Short exercise - Pictures are not part of the copy. Retype the lines from the first one through the line that contains "PW, PH = W - ML - MR, H - MT - MB".

Dataset extract -
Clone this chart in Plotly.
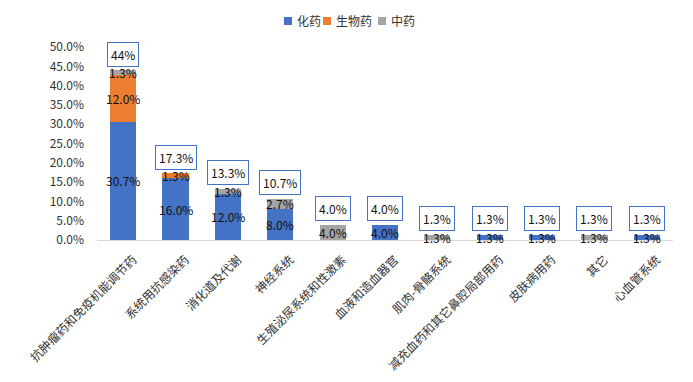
import plotly.graph_objects as go

categories = ["抗肿瘤药和免疫机能调节药", "系统用抗感染药", "消化道及代谢", "神经系统",
              "生殖泌尿系统和性激素", "血液和造血器官", "肌肉-骨骼系统",
              "减充血药和其它鼻腔局部用药", "皮肤病用药", "其它", "心血管系统"]
chem = [30.7, 16.0, 12.0, 8.0, 0, 4.0, 0, 1.3, 1.3, 0, 1.3]
bio = [12.0, 1.3, 0, 0, 0, 0, 0, 0, 0, 0, 0]
tcm = [1.3, 0, 1.3, 2.7, 4.0, 0, 1.3, 0, 0, 1.3, 0]
total_labels = ["44%", "17.3%", "13.3%", "10.7%", "4.0%", "4.0%", "1.3%", "1.3%", "1.3%", "1.3%", "1.3%"]
y_ticks = [0, 5, 10, 15, 20, 25, 30, 35, 40, 45, 50]
series_names = ["化药", "生物药", "中药"]
series_colors = ["#4472C4", "#ED7D31", "#A5A5A5"]

FONT = "Noto Sans CJK SC"
W, H = 693, 382
ML, MR, MT, MB = 97, 20, 47, 142
PW, PH = W - ML - MR, H - MT - MB

fig = go.Figure()
for name, vals, color in zip(series_names, [chem, bio, tcm], series_colors):
    fig.add_trace(go.Bar(x=categories, y=[v / 100 for v in vals], name=name, showlegend=False,
                         marker=dict(color=color, line=dict(width=0)), hoverinfo="skip"))

annotations = []
base = [0.0] * len(categories)
for vals in [chem, bio, tcm]:
    for i, v in enumerate(vals):
        if v > 0:
            annotations.append(dict(x=categories[i], y=(base[i] + v / 2) / 100, text=f"{v:.1f}%",
                                    showarrow=False, font=dict(family=FONT, size=12, color="#111"),
                                    xanchor="center", yanchor="middle"))
            base[i] += v
for i, lab in enumerate(total_labels):
    annotations.append(dict(x=categories[i], y=base[i] / 100, text=lab, showarrow=False,
                            yshift=16, yanchor="middle", xanchor="center",
                            font=dict(family=FONT, size=12, color="#111"),
                            bordercolor="#4472C4", borderwidth=1, borderpad=3, bgcolor="white"))

# legend (keys drawn as small squares + labels, laid out like the original compact legend)
def px_x(p):
    return (p - ML) / PW

def px_y(p):
    return (MT + PH - p) / PH

shapes = []
legend_key_left = [284, 323, 378]
for name, color, kx in zip(series_names, series_colors, legend_key_left):
    shapes.append(dict(type="rect", xref="paper", yref="paper",
                       x0=px_x(kx), x1=px_x(kx + 8), y0=px_y(25), y1=px_y(17),
                       fillcolor=color, line=dict(width=0)))
    annotations.append(dict(xref="paper", yref="paper", x=px_x(kx + 11), y=px_y(21),
                            text=name, showarrow=False, xanchor="left", yanchor="middle",
                            font=dict(family=FONT, size=12, color="#333")))

fig.update_layout(
    barmode="stack", bargap=0.5,
    width=W, height=H,
    margin=dict(l=ML, r=MR, t=MT, b=MB, autoexpand=False),
    paper_bgcolor="white", plot_bgcolor="white",
    font=dict(family=FONT, size=12, color="#333"),
    showlegend=False,
    annotations=annotations, shapes=shapes,
    xaxis=dict(tickangle=-45, showline=True, linecolor="#D9D9D9", linewidth=1,
               ticks="", automargin=False, ticklabelshift=10, ticklabelstandoff=7,
               tickfont=dict(family=FONT, size=12, color="#333")),
    yaxis=dict(range=[0, 0.5], tickvals=[t / 100 for t in y_ticks], tickformat=".1%",
               showgrid=False, zeroline=False, showline=False, ticks="", automargin=False,
               ticklabelstandoff=12,
               tickfont=dict(family=FONT, size=12, color="#333")),
)
fig.write_html("out.html", post_script="document.body.style.margin='0';",
               config={"displayModeBar": False})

Written reply -
Clone this chart in Plotly.
import plotly.graph_objects as go

categories = ["抗肿瘤药和免疫机能调节药", "系统用抗感染药", "消化道及代谢", "神经系统",
              "生殖泌尿系统和性激素", "血液和造血器官", "肌肉-骨骼系统",
              "减充血药和其它鼻腔局部用药", "皮肤病用药", "其它", "心血管系统"]
chem = [30.7, 16.0, 12.0, 8.0, 0, 4.0, 0, 1.3, 1.3, 0, 1.3]
bio = [12.0, 1.3, 0, 0, 0, 0, 0, 0, 0, 0, 0]
tcm = [1.3, 0, 1.3, 2.7, 4.0, 0, 1.3, 0, 0, 1.3, 0]
total_labels = ["44%", "17.3%", "13.3%", "10.7%", "4.0%", "4.0%", "1.3%", "1.3%", "1.3%", "1.3%", "1.3%"]
y_ticks = [0, 5, 10, 15, 20, 25, 30, 35, 40, 45, 50]
series_names = ["化药", "生物药", "中药"]
series_colors = ["#4472C4", "#ED7D31", "#A5A5A5"]

FONT = "Noto Sans CJK SC"
W, H = 693, 382
ML, MR, MT, MB = 97, 20, 47, 142
PW, PH = W - ML - MR, H - MT - MB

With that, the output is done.